Input File Usage:	Enter the following input on the command line:
	abaqus job=job-name cpus=n

Abaqus/CAE Usage:

Parallel execution of the element operations is not supported in Abaqus/CAE.

Memory management with parallel execution of the element operations

When running parallel execution of the element operations in Abaqus/Standard, specifying the upper limit of the memory that can be used (see “Abaqus/Standard analysis” in “Managing memory and disk use in Abaqus,” Section 3.4.1) specifies the maximum amount of memory that can be allocated by each process.

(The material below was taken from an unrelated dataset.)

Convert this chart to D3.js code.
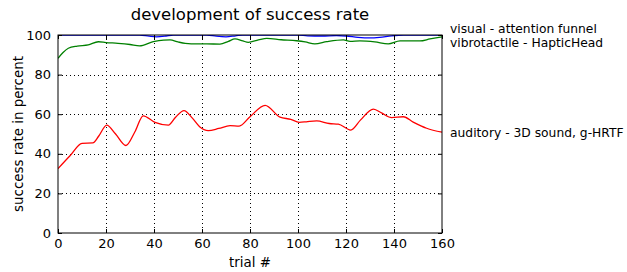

Transverse shear stress output for stacked continuum shells

The output variables CTSHR13 and CTSHR23 are currently not available when running parallel execution of the element operations in Abaqus/Standard. See “Continuum shell element library,” Section 25.6.8.

Consistency of results

Some physical systems (systems that, for example, undergo buckling, material failure, or delamination) can be highly sensitive to small perturbations. For example, it is well known that the experimentally measured buckling loads and final configurations of a set of seemingly identical cylindrical shells can show significant scatter due to small differences in boundary conditions, loads, initial geometries, etc. When simulating such systems, the physical sensitivities seen in an experiment can be manifested as sensitivities to small numerical differences caused by finite precision effects. Finite precision effects can lead to small numerical differences when running jobs on different numbers of processors. Therefore, when simulating physically sensitive systems, you may see differences in the numerical results (reflecting the differences seen in experiments) between jobs run on different numbers of processors. To obtain consistent simulation results from run to run, the number of processors should be constant.